Andrea Gavazzoni, Fondatore di Pikablink, ha elaborato un sistema di premiazione degli “ambasciatori del brand” ancora più diretto (e, di conseguenza, più economico): «Il reward si innesta su un desiderio che c’è già e che ha bisogno solo di una scintilla per attivare la condivisione social, facendo del tutto a meno di utenti mercenari», garantisce Gavazzoni. Pikablink si appoggia essenzialmente su concerti e appuntamenti sportivi, rispetto ai quali la società seleziona veri influencer e appassionati dei brand sponsor facendoli sentire parte dell’evento e non di una campagna di marketing. «Ogni manifestazione crea inoltre automaticamente materiali di comunicazione, con i quali i testimonial vengono ricompensati: un pallone autografato dal campione della propria squadra, un’esperienza di gioco insieme ai propri beniamini, altre forme di merchandising. Tutto questo genera condivisioni sulle piattaforme social e customer advocacy e si traduce in un meccanismo funzionale alla proliferazione di network specifici all’interno dei quali le persone evitano la pubblicità e cercano ambienti più tranquilli per discutere con gli amici delle passioni in comune».
Nell’ottica di rendere funzionali questi approcci non solo rispetto al pubblico italiano, ma rivolgendosi a un’audience internazionale, serve la capacità di trasmettere i messaggi localizzandoli e adattandoli agli specifici contesti dei mercati di potenziale interesse. Il primo ostacolo naturalmente è quello linguistico. Ed è di questo che si occupa la londinese Reach7, fondata nel 2014 da Jamie Learmonth per offrire alle aziende servizi di Publish & Translate in 89 lingue. Come nei casi sopra citati, i clienti possono accedere on line a una dashboard che consente di personalizzare il servizio dal browser e in breve tempo. È sufficiente caricare i messaggi da postare sui vari social network, eventualmente allegando note o glossari specifici per i team di traduttori di Reach7, e nel giro di pochi istanti il post è pronto per essere divulgato ovunque lo si desideri, dal Giappone al Sudafrica. «Nel 97% dei casi il servizio è erogato entro 25 minuti», precisa Learmonth. «Non bisogna essere grandi aziende come Fiat, anche le Pmi o singoli individui hanno precise esigenze quando si tratta di essere ascoltati sui social media, e il nostro modello di business permette a chiunque di raggiungere un pubblico mondiale, che nel 70% dei casi non parla inglese». Oltre alla localizzazione, Reach7 offre anche servizi di content management – da promuovere all’occorrenza pure attraverso gli annunci a pagamento – e il coinvolgimento di utenti rilevanti nelle comunità di riferimento. «Il cliente non deve far altro che decidere chi è il suo interlocutore ideale, noi lo cerchiamo e accresciamo la sua presenza sui social», sintetizza Learmonth.

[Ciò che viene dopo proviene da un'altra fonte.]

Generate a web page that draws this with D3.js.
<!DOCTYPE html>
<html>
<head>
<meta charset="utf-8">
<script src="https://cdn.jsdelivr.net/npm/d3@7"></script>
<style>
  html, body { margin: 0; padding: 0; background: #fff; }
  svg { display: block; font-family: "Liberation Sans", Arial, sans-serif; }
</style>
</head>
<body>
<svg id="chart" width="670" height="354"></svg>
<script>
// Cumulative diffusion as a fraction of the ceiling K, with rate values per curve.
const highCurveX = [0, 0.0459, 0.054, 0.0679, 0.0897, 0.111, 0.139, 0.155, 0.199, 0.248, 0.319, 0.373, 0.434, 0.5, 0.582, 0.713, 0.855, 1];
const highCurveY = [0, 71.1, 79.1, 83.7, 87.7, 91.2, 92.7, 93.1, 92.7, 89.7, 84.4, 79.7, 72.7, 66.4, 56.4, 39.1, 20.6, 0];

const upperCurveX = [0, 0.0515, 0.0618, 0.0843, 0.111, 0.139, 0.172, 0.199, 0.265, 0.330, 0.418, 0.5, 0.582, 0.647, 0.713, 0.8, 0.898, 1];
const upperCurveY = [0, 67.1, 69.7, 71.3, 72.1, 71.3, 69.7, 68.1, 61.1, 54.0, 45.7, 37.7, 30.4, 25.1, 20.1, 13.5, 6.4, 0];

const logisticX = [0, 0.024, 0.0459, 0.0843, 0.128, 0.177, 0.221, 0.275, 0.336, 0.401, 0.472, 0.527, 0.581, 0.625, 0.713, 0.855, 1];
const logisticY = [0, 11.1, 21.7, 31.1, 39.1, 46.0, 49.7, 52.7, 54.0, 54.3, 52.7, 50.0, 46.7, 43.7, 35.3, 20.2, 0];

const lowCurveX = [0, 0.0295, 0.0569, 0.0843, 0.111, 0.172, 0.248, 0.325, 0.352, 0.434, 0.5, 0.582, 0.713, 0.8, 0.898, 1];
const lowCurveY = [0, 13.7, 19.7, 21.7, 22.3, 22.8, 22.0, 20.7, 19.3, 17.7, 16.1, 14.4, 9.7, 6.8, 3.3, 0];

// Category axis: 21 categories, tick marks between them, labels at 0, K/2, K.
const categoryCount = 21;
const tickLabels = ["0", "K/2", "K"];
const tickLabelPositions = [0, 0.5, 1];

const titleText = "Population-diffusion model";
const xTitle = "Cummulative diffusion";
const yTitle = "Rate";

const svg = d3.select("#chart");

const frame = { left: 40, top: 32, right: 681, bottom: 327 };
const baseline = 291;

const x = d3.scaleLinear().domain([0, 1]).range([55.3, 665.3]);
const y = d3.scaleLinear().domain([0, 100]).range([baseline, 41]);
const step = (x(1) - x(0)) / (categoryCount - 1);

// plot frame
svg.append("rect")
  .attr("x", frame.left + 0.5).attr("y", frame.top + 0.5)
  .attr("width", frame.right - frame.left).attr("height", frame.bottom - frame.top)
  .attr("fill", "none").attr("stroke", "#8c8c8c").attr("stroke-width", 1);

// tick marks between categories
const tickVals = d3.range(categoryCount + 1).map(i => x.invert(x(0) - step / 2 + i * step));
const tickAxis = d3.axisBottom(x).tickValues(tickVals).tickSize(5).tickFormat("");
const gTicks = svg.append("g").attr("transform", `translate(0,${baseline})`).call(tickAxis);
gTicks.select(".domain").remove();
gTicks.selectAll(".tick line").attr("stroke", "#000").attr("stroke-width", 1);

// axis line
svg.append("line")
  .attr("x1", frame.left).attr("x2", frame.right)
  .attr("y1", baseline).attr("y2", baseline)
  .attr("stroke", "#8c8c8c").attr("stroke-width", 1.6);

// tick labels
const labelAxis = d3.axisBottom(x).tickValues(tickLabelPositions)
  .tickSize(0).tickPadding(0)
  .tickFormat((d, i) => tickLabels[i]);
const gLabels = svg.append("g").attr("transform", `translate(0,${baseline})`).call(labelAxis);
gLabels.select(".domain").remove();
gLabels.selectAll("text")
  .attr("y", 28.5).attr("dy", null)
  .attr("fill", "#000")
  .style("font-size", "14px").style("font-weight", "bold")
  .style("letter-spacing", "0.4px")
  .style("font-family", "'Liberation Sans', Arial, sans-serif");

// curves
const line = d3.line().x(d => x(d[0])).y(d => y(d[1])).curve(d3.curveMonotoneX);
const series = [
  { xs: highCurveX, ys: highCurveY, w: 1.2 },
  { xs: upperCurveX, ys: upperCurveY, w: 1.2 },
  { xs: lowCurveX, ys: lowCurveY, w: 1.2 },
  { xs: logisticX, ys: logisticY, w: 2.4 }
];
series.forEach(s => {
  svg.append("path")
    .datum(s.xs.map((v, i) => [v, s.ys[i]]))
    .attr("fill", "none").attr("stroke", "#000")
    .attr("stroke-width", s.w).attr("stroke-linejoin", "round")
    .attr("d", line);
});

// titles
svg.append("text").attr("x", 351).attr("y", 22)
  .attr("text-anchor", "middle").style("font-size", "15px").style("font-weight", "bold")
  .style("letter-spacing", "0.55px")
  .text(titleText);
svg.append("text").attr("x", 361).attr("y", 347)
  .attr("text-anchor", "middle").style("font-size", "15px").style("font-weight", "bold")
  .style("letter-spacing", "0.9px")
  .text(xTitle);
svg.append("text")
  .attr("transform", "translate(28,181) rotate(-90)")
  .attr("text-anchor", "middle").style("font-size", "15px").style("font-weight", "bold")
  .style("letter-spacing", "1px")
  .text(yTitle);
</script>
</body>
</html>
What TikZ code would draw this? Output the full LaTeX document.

È davvero tutto così semplice e immediato? Non proprio, ma non per colpa delle startup. Specialmente in Italia, dove spesso le imprese non sono ancora culturalmente pronte per adottare queste logiche, il vero problema non è ingaggiare il pubblico sui social network, bensì sensibilizzare i responsabili Marketing & Communication delle aziende tricolore.